OBJECTIVE →
Give back the full listing, character for character, with no pictures.

RECORDED INFORMATION →

#####

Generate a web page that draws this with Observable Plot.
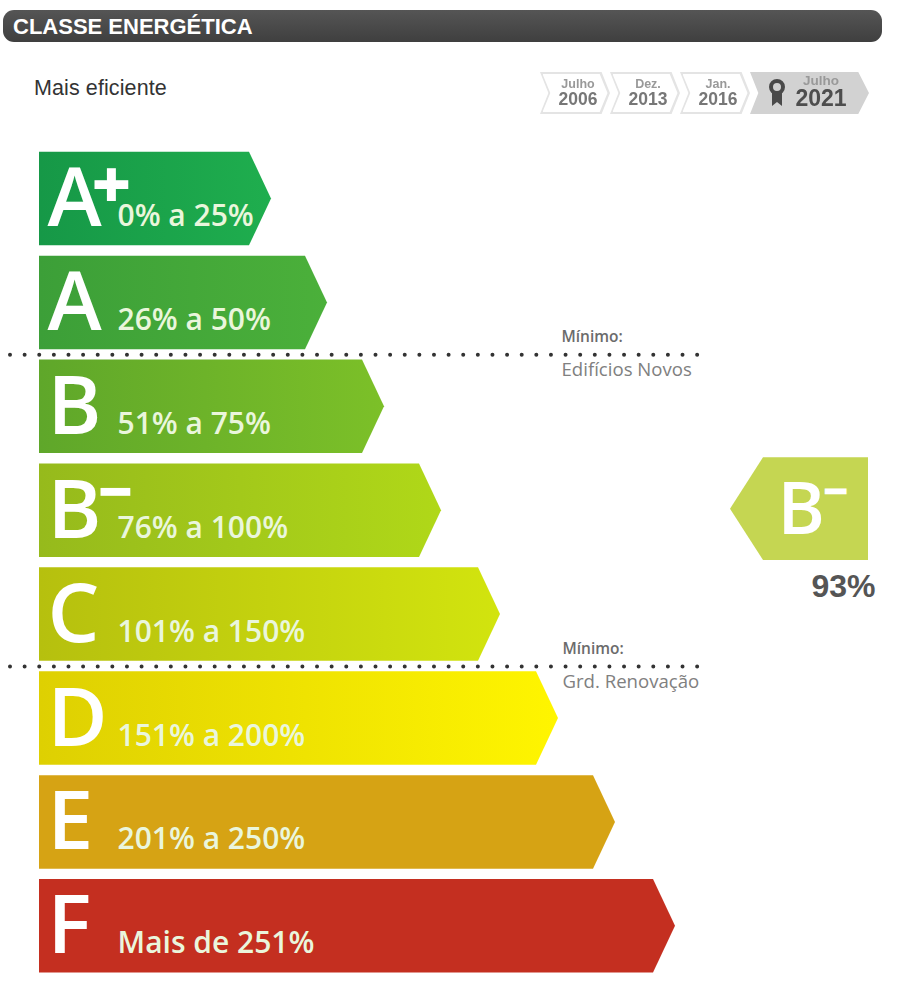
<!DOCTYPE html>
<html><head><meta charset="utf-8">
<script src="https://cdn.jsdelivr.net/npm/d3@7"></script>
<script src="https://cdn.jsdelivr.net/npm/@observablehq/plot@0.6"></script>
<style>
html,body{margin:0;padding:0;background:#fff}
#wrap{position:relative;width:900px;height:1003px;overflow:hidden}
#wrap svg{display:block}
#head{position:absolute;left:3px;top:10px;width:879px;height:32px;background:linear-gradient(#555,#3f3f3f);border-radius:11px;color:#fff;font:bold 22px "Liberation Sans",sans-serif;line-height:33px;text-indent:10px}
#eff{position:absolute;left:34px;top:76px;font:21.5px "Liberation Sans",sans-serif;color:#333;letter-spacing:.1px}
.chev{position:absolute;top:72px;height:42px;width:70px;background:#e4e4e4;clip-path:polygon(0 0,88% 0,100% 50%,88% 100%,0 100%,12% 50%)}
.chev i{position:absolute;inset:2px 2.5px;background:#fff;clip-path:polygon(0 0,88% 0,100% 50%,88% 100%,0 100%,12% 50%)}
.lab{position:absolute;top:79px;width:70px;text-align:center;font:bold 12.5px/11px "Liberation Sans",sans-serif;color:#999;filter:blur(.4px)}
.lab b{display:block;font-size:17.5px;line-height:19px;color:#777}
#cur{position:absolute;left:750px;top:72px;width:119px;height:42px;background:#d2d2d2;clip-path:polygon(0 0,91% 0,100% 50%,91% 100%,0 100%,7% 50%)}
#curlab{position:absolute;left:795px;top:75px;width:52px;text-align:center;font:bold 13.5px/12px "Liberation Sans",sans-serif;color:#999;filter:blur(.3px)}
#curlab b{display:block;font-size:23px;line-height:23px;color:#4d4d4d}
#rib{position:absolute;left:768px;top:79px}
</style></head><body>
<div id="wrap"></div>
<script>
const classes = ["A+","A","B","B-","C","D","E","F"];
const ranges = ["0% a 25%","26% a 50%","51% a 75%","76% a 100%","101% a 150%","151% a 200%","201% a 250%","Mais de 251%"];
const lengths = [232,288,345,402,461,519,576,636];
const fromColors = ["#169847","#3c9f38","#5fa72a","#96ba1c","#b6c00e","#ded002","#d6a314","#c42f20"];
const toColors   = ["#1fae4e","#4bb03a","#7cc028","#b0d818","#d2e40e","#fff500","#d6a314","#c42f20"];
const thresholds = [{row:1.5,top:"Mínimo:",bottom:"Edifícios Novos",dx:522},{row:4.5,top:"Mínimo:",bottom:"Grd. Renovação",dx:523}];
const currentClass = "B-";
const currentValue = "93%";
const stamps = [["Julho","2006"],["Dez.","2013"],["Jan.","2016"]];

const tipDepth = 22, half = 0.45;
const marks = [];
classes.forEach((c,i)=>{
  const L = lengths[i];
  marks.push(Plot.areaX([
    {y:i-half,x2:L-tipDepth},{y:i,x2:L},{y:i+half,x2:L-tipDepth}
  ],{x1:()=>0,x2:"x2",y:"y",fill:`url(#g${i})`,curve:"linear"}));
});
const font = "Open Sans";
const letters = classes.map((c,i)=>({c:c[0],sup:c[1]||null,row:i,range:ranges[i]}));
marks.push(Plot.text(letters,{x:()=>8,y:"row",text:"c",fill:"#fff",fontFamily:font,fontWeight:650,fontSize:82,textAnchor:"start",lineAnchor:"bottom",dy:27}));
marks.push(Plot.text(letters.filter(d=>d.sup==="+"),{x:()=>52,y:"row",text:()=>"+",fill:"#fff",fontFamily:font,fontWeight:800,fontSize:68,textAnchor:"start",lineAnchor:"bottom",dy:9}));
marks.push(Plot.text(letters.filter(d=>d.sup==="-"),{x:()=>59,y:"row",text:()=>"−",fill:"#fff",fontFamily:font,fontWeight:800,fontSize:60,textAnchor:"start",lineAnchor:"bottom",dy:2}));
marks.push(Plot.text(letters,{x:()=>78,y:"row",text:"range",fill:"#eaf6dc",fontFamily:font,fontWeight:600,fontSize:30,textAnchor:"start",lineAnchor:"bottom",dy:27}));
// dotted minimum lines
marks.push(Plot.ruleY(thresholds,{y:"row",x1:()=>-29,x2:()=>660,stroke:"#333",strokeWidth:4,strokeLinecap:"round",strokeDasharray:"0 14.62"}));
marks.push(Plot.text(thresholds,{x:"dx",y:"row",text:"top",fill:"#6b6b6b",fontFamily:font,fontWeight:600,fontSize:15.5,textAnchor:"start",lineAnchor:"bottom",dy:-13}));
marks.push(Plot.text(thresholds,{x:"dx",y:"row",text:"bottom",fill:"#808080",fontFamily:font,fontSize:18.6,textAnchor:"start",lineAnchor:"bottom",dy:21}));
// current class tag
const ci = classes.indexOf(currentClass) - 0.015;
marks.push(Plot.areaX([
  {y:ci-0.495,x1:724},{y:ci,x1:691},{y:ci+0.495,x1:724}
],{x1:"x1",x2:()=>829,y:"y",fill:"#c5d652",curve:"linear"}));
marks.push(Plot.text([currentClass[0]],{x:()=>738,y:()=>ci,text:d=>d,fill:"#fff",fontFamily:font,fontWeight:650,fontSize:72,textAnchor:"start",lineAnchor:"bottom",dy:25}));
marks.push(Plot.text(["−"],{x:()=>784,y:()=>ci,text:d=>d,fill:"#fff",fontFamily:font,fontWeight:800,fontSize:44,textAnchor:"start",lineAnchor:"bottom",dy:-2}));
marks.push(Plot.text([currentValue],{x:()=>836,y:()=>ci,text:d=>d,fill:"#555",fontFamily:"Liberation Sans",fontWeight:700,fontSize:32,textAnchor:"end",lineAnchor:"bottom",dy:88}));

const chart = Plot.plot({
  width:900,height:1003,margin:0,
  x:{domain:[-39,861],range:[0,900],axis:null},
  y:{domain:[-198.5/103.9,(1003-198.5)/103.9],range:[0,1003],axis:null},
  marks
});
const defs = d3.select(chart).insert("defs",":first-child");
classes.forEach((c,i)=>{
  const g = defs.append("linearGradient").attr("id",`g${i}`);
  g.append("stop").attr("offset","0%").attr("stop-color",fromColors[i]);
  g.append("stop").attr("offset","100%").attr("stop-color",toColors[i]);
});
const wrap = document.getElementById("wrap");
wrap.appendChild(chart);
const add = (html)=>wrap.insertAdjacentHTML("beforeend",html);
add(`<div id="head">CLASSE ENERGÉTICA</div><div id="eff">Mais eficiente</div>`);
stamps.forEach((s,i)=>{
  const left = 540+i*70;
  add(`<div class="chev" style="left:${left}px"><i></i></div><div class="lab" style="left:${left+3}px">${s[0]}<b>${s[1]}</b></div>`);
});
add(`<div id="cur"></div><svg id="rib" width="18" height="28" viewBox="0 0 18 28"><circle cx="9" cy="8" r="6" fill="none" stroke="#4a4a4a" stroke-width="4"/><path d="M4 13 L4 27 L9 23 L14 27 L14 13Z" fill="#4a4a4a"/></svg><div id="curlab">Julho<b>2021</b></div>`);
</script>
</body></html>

#####

RESULT FOR THIS EXERCISE →
Generate a web page that draws this with Observable Plot.
<!DOCTYPE html>
<html><head><meta charset="utf-8">
<script src="https://cdn.jsdelivr.net/npm/d3@7"></script>
<script src="https://cdn.jsdelivr.net/npm/@observablehq/plot@0.6"></script>
<style>
html,body{margin:0;padding:0;background:#fff}
#wrap{position:relative;width:900px;height:1003px;overflow:hidden}
#wrap svg{display:block}
#head{position:absolute;left:3px;top:10px;width:879px;height:32px;background:linear-gradient(#555,#3f3f3f);border-radius:11px;color:#fff;font:bold 22px "Liberation Sans",sans-serif;line-height:33px;text-indent:10px}
#eff{position:absolute;left:34px;top:76px;font:21.5px "Liberation Sans",sans-serif;color:#333;letter-spacing:.1px}
.chev{position:absolute;top:72px;height:42px;width:70px;background:#e4e4e4;clip-path:polygon(0 0,88% 0,100% 50%,88% 100%,0 100%,12% 50%)}
.chev i{position:absolute;inset:2px 2.5px;background:#fff;clip-path:polygon(0 0,88% 0,100% 50%,88% 100%,0 100%,12% 50%)}
.lab{position:absolute;top:79px;width:70px;text-align:center;font:bold 12.5px/11px "Liberation Sans",sans-serif;color:#999;filter:blur(.4px)}
.lab b{display:block;font-size:17.5px;line-height:19px;color:#777}
#cur{position:absolute;left:750px;top:72px;width:119px;height:42px;background:#d2d2d2;clip-path:polygon(0 0,91% 0,100% 50%,91% 100%,0 100%,7% 50%)}
#curlab{position:absolute;left:795px;top:75px;width:52px;text-align:center;font:bold 13.5px/12px "Liberation Sans",sans-serif;color:#999;filter:blur(.3px)}
#curlab b{display:block;font-size:23px;line-height:23px;color:#4d4d4d}
#rib{position:absolute;left:768px;top:79px}
</style></head><body>
<div id="wrap"></div>
<script>
const classes = ["A+","A","B","B-","C","D","E","F"];
const ranges = ["0% a 25%","26% a 50%","51% a 75%","76% a 100%","101% a 150%","151% a 200%","201% a 250%","Mais de 251%"];
const lengths = [232,288,345,402,461,519,576,636];
const fromColors = ["#169847","#3c9f38","#5fa72a","#96ba1c","#b6c00e","#ded002","#d6a314","#c42f20"];
const toColors   = ["#1fae4e","#4bb03a","#7cc028","#b0d818","#d2e40e","#fff500","#d6a314","#c42f20"];
const thresholds = [{row:1.5,top:"Mínimo:",bottom:"Edifícios Novos",dx:522},{row:4.5,top:"Mínimo:",bottom:"Grd. Renovação",dx:523}];
const currentClass = "B-";
const currentValue = "93%";
const stamps = [["Julho","2006"],["Dez.","2013"],["Jan.","2016"]];

const tipDepth = 22, half = 0.45;
const marks = [];
classes.forEach((c,i)=>{
  const L = lengths[i];
  marks.push(Plot.areaX([
    {y:i-half,x2:L-tipDepth},{y:i,x2:L},{y:i+half,x2:L-tipDepth}
  ],{x1:()=>0,x2:"x2",y:"y",fill:`url(#g${i})`,curve:"linear"}));
});
const font = "Open Sans";
const letters = classes.map((c,i)=>({c:c[0],sup:c[1]||null,row:i,range:ranges[i]}));
marks.push(Plot.text(letters,{x:()=>8,y:"row",text:"c",fill:"#fff",fontFamily:font,fontWeight:650,fontSize:82,textAnchor:"start",lineAnchor:"bottom",dy:27}));
marks.push(Plot.text(letters.filter(d=>d.sup==="+"),{x:()=>52,y:"row",text:()=>"+",fill:"#fff",fontFamily:font,fontWeight:800,fontSize:68,textAnchor:"start",lineAnchor:"bottom",dy:9}));
marks.push(Plot.text(letters.filter(d=>d.sup==="-"),{x:()=>59,y:"row",text:()=>"−",fill:"#fff",fontFamily:font,fontWeight:800,fontSize:60,textAnchor:"start",lineAnchor:"bottom",dy:2}));
marks.push(Plot.text(letters,{x:()=>78,y:"row",text:"range",fill:"#eaf6dc",fontFamily:font,fontWeight:600,fontSize:30,textAnchor:"start",lineAnchor:"bottom",dy:27}));
// dotted minimum lines
marks.push(Plot.ruleY(thresholds,{y:"row",x1:()=>-29,x2:()=>660,stroke:"#333",strokeWidth:4,strokeLinecap:"round",strokeDasharray:"0 14.62"}));
marks.push(Plot.text(thresholds,{x:"dx",y:"row",text:"top",fill:"#6b6b6b",fontFamily:font,fontWeight:600,fontSize:15.5,textAnchor:"start",lineAnchor:"bottom",dy:-13}));
marks.push(Plot.text(thresholds,{x:"dx",y:"row",text:"bottom",fill:"#808080",fontFamily:font,fontSize:18.6,textAnchor:"start",lineAnchor:"bottom",dy:21}));
// current class tag
const ci = classes.indexOf(currentClass) - 0.015;
marks.push(Plot.areaX([
  {y:ci-0.495,x1:724},{y:ci,x1:691},{y:ci+0.495,x1:724}
],{x1:"x1",x2:()=>829,y:"y",fill:"#c5d652",curve:"linear"}));
marks.push(Plot.text([currentClass[0]],{x:()=>738,y:()=>ci,text:d=>d,fill:"#fff",fontFamily:font,fontWeight:650,fontSize:72,textAnchor:"start",lineAnchor:"bottom",dy:25}));
marks.push(Plot.text(["−"],{x:()=>784,y:()=>ci,text:d=>d,fill:"#fff",fontFamily:font,fontWeight:800,fontSize:44,textAnchor:"start",lineAnchor:"bottom",dy:-2}));
marks.push(Plot.text([currentValue],{x:()=>836,y:()=>ci,text:d=>d,fill:"#555",fontFamily:"Liberation Sans",fontWeight:700,fontSize:32,textAnchor:"end",lineAnchor:"bottom",dy:88}));

const chart = Plot.plot({
  width:900,height:1003,margin:0,
  x:{domain:[-39,861],range:[0,900],axis:null},
  y:{domain:[-198.5/103.9,(1003-198.5)/103.9],range:[0,1003],axis:null},
  marks
});
const defs = d3.select(chart).insert("defs",":first-child");
classes.forEach((c,i)=>{
  const g = defs.append("linearGradient").attr("id",`g${i}`);
  g.append("stop").attr("offset","0%").attr("stop-color",fromColors[i]);
  g.append("stop").attr("offset","100%").attr("stop-color",toColors[i]);
});
const wrap = document.getElementById("wrap");
wrap.appendChild(chart);
const add = (html)=>wrap.insertAdjacentHTML("beforeend",html);
add(`<div id="head">CLASSE ENERGÉTICA</div><div id="eff">Mais eficiente</div>`);
stamps.forEach((s,i)=>{
  const left = 540+i*70;
  add(`<div class="chev" style="left:${left}px"><i></i></div><div class="lab" style="left:${left+3}px">${s[0]}<b>${s[1]}</b></div>`);
});
add(`<div id="cur"></div><svg id="rib" width="18" height="28" viewBox="0 0 18 28"><circle cx="9" cy="8" r="6" fill="none" stroke="#4a4a4a" stroke-width="4"/><path d="M4 13 L4 27 L9 23 L14 27 L14 13Z" fill="#4a4a4a"/></svg><div id="curlab">Julho<b>2021</b></div>`);
</script>
</body></html>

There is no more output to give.